**** Supplied material ****
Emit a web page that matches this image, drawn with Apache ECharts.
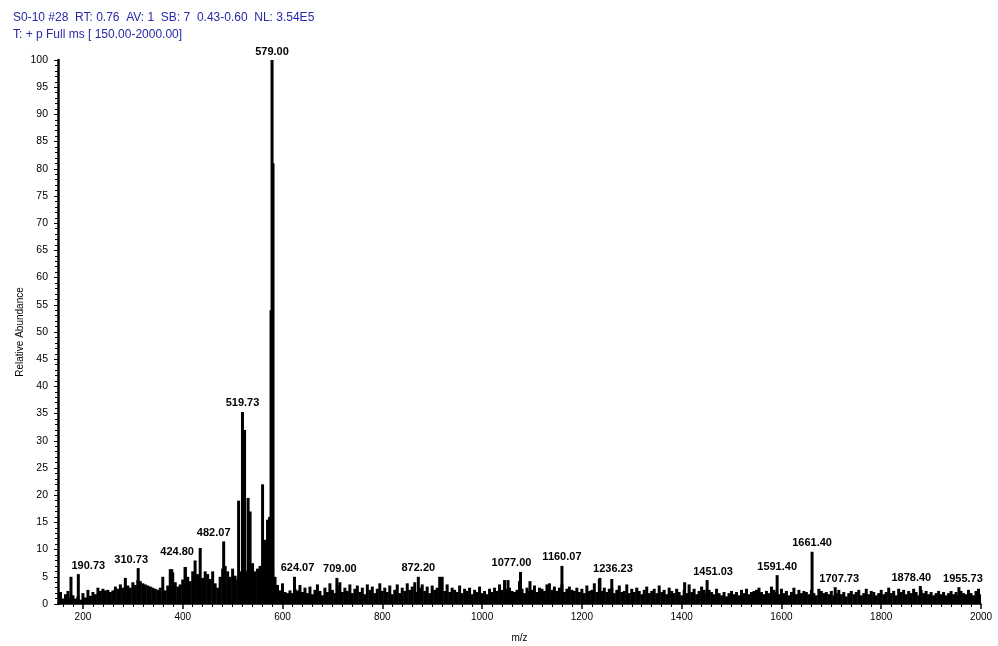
****
**** Supplied material ****
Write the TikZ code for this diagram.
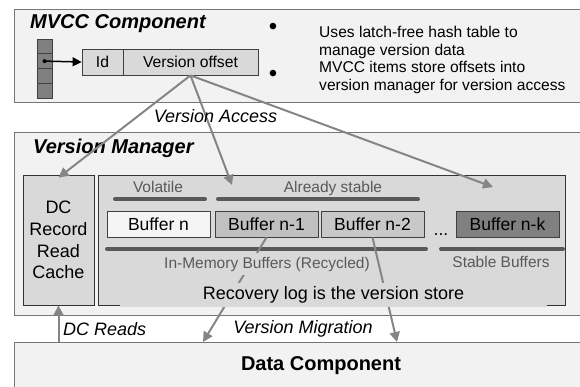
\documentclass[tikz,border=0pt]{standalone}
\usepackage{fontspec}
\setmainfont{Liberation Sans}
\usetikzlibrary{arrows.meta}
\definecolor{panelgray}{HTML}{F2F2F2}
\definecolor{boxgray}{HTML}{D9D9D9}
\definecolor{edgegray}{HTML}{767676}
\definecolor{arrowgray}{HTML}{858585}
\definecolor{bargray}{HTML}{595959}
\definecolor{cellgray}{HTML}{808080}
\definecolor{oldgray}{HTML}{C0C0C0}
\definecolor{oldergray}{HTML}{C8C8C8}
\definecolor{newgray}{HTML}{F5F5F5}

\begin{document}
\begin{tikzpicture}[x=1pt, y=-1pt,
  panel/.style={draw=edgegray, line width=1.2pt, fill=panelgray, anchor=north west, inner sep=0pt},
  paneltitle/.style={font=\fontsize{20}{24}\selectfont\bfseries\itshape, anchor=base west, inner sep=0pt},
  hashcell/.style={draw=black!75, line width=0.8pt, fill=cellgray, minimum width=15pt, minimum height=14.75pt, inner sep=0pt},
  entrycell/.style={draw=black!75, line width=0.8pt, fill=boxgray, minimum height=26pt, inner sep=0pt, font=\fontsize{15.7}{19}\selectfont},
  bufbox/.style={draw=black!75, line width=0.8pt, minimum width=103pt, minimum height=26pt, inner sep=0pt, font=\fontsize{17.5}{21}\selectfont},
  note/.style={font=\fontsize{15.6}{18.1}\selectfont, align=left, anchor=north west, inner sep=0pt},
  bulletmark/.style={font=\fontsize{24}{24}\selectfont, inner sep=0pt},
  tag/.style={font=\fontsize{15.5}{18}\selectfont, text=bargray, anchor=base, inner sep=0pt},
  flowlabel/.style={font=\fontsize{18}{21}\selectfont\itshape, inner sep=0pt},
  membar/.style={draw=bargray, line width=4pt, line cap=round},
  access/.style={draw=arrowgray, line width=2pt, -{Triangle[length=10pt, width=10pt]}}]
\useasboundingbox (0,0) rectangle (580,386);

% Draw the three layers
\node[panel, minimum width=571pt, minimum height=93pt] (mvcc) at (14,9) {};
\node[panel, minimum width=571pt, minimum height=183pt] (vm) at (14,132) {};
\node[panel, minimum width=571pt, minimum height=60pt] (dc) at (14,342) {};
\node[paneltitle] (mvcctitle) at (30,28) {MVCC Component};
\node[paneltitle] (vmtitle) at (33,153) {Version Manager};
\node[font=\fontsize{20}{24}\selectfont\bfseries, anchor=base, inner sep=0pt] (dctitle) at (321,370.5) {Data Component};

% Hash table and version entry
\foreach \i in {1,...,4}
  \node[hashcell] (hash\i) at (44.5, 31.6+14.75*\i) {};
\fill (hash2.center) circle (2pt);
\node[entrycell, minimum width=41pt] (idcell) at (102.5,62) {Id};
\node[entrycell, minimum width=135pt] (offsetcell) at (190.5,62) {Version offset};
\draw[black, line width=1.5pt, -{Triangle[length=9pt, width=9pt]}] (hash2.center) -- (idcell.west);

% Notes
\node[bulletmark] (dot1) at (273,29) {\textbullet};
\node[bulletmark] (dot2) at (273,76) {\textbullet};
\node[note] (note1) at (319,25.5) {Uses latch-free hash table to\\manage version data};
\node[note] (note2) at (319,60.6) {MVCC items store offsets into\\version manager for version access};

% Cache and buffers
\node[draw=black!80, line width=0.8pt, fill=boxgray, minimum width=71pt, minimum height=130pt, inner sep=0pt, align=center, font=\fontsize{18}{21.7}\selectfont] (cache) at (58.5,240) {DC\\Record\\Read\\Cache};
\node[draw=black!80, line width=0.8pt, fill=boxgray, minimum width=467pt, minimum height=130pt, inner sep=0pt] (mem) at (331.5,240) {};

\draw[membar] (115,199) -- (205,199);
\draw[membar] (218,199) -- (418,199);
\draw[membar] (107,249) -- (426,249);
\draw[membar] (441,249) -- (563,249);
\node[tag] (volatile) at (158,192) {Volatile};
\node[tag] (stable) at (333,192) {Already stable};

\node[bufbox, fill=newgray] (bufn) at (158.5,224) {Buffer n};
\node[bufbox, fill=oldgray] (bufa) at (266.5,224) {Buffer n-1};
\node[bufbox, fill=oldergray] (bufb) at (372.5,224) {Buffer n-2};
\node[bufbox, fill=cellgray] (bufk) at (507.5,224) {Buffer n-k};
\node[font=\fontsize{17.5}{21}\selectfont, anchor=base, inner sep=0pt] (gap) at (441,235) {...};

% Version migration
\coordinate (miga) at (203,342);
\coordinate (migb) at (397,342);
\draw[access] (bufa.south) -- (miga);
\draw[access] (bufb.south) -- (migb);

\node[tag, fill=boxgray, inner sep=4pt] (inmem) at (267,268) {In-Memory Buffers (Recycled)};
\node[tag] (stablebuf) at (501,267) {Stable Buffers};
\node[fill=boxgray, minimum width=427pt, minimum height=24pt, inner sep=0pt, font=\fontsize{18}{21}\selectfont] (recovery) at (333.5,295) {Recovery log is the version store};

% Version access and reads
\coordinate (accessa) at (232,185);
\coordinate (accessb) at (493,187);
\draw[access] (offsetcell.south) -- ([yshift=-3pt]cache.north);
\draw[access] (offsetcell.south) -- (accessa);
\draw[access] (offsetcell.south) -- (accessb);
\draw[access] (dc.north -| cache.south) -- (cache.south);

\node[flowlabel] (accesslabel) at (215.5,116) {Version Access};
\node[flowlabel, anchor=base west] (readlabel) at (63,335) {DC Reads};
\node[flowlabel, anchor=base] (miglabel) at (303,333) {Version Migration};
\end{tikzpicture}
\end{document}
****
→ **What you should do**
Using the records above, list each line that includes "this".

→ **Completed exercise**
Emit a web page that matches this image, drawn with Apache ECharts.
Write the TikZ code for this diagram.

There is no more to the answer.